**SUPPLIED MATERIAL:**
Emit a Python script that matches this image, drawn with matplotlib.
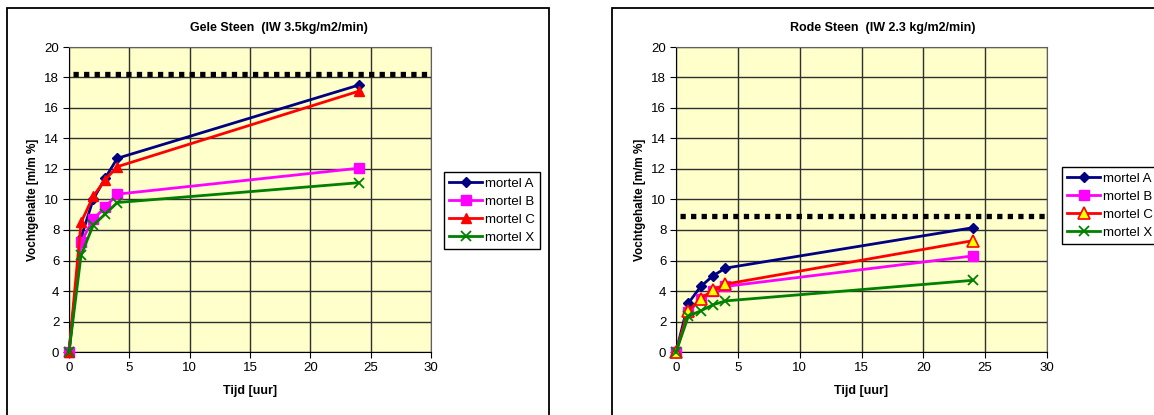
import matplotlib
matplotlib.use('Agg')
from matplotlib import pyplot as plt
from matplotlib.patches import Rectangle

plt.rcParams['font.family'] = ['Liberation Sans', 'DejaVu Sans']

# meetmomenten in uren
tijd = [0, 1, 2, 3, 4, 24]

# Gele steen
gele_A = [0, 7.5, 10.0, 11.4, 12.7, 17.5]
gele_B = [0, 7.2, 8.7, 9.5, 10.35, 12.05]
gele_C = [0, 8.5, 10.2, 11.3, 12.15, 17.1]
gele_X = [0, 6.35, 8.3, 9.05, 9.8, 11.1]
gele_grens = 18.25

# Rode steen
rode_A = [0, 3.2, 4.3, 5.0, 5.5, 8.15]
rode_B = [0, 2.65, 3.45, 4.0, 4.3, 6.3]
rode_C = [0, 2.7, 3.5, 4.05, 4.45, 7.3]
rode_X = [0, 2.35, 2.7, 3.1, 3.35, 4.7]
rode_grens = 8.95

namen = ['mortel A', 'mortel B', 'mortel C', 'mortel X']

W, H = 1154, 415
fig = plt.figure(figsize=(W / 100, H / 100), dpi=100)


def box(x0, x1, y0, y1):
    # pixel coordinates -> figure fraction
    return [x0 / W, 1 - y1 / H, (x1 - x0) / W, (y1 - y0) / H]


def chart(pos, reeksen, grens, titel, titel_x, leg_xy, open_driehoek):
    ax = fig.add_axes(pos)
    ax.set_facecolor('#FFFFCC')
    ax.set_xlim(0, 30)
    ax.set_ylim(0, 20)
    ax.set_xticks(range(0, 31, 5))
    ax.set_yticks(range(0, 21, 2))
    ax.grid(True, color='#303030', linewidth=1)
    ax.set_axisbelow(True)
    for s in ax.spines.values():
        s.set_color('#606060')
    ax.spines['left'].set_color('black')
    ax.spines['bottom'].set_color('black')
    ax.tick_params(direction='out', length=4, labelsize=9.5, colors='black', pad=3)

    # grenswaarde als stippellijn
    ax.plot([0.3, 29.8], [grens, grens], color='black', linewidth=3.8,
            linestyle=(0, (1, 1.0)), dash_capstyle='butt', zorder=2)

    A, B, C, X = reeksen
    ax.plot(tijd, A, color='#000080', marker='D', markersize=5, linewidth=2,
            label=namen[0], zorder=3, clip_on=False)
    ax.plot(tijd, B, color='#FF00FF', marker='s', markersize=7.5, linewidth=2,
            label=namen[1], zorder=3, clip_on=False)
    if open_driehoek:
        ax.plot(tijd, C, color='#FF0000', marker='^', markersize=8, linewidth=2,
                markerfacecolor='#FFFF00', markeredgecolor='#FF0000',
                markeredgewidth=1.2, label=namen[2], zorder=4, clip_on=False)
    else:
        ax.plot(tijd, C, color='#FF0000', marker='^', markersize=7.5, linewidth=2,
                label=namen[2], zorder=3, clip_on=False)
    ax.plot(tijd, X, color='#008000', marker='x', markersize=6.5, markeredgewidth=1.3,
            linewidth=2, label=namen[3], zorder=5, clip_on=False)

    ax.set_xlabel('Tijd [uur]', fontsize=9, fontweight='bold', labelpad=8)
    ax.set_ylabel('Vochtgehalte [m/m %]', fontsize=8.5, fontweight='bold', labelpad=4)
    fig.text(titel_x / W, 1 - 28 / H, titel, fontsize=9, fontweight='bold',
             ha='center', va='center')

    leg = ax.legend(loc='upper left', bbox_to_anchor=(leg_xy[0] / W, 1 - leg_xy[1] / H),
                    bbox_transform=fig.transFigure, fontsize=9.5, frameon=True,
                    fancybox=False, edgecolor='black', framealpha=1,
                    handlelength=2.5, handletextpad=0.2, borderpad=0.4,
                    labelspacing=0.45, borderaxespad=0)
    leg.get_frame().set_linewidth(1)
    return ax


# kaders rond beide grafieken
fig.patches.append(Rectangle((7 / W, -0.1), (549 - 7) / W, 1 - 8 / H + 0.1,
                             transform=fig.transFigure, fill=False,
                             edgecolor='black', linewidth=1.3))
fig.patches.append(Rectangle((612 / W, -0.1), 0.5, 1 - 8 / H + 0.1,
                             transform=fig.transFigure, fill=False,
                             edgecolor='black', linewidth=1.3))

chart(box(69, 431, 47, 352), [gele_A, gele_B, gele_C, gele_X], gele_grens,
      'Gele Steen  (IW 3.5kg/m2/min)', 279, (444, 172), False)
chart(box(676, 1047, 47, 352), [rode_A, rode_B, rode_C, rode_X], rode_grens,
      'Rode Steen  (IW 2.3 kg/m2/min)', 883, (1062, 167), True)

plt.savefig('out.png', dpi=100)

**THE EXERCISE:**
Return the listing above word for word, with the pictures removed.

**TASK RESPONSE:**
Emit a Python script that matches this image, drawn with matplotlib.
import matplotlib
matplotlib.use('Agg')
from matplotlib import pyplot as plt
from matplotlib.patches import Rectangle

plt.rcParams['font.family'] = ['Liberation Sans', 'DejaVu Sans']

# meetmomenten in uren
tijd = [0, 1, 2, 3, 4, 24]

# Gele steen
gele_A = [0, 7.5, 10.0, 11.4, 12.7, 17.5]
gele_B = [0, 7.2, 8.7, 9.5, 10.35, 12.05]
gele_C = [0, 8.5, 10.2, 11.3, 12.15, 17.1]
gele_X = [0, 6.35, 8.3, 9.05, 9.8, 11.1]
gele_grens = 18.25

# Rode steen
rode_A = [0, 3.2, 4.3, 5.0, 5.5, 8.15]
rode_B = [0, 2.65, 3.45, 4.0, 4.3, 6.3]
rode_C = [0, 2.7, 3.5, 4.05, 4.45, 7.3]
rode_X = [0, 2.35, 2.7, 3.1, 3.35, 4.7]
rode_grens = 8.95

namen = ['mortel A', 'mortel B', 'mortel C', 'mortel X']

W, H = 1154, 415
fig = plt.figure(figsize=(W / 100, H / 100), dpi=100)


def box(x0, x1, y0, y1):
    # pixel coordinates -> figure fraction
    return [x0 / W, 1 - y1 / H, (x1 - x0) / W, (y1 - y0) / H]


def chart(pos, reeksen, grens, titel, titel_x, leg_xy, open_driehoek):
    ax = fig.add_axes(pos)
    ax.set_facecolor('#FFFFCC')
    ax.set_xlim(0, 30)
    ax.set_ylim(0, 20)
    ax.set_xticks(range(0, 31, 5))
    ax.set_yticks(range(0, 21, 2))
    ax.grid(True, color='#303030', linewidth=1)
    ax.set_axisbelow(True)
    for s in ax.spines.values():
        s.set_color('#606060')
    ax.spines['left'].set_color('black')
    ax.spines['bottom'].set_color('black')
    ax.tick_params(direction='out', length=4, labelsize=9.5, colors='black', pad=3)

    # grenswaarde als stippellijn
    ax.plot([0.3, 29.8], [grens, grens], color='black', linewidth=3.8,
            linestyle=(0, (1, 1.0)), dash_capstyle='butt', zorder=2)

    A, B, C, X = reeksen
    ax.plot(tijd, A, color='#000080', marker='D', markersize=5, linewidth=2,
            label=namen[0], zorder=3, clip_on=False)
    ax.plot(tijd, B, color='#FF00FF', marker='s', markersize=7.5, linewidth=2,
            label=namen[1], zorder=3, clip_on=False)
    if open_driehoek:
        ax.plot(tijd, C, color='#FF0000', marker='^', markersize=8, linewidth=2,
                markerfacecolor='#FFFF00', markeredgecolor='#FF0000',
                markeredgewidth=1.2, label=namen[2], zorder=4, clip_on=False)
    else:
        ax.plot(tijd, C, color='#FF0000', marker='^', markersize=7.5, linewidth=2,
                label=namen[2], zorder=3, clip_on=False)
    ax.plot(tijd, X, color='#008000', marker='x', markersize=6.5, markeredgewidth=1.3,
            linewidth=2, label=namen[3], zorder=5, clip_on=False)

    ax.set_xlabel('Tijd [uur]', fontsize=9, fontweight='bold', labelpad=8)
    ax.set_ylabel('Vochtgehalte [m/m %]', fontsize=8.5, fontweight='bold', labelpad=4)
    fig.text(titel_x / W, 1 - 28 / H, titel, fontsize=9, fontweight='bold',
             ha='center', va='center')

    leg = ax.legend(loc='upper left', bbox_to_anchor=(leg_xy[0] / W, 1 - leg_xy[1] / H),
                    bbox_transform=fig.transFigure, fontsize=9.5, frameon=True,
                    fancybox=False, edgecolor='black', framealpha=1,
                    handlelength=2.5, handletextpad=0.2, borderpad=0.4,
                    labelspacing=0.45, borderaxespad=0)
    leg.get_frame().set_linewidth(1)
    return ax


# kaders rond beide grafieken
fig.patches.append(Rectangle((7 / W, -0.1), (549 - 7) / W, 1 - 8 / H + 0.1,
                             transform=fig.transFigure, fill=False,
                             edgecolor='black', linewidth=1.3))
fig.patches.append(Rectangle((612 / W, -0.1), 0.5, 1 - 8 / H + 0.1,
                             transform=fig.transFigure, fill=False,
                             edgecolor='black', linewidth=1.3))

chart(box(69, 431, 47, 352), [gele_A, gele_B, gele_C, gele_X], gele_grens,
      'Gele Steen  (IW 3.5kg/m2/min)', 279, (444, 172), False)
chart(box(676, 1047, 47, 352), [rode_A, rode_B, rode_C, rode_X], rode_grens,
      'Rode Steen  (IW 2.3 kg/m2/min)', 883, (1062, 167), True)

plt.savefig('out.png', dpi=100)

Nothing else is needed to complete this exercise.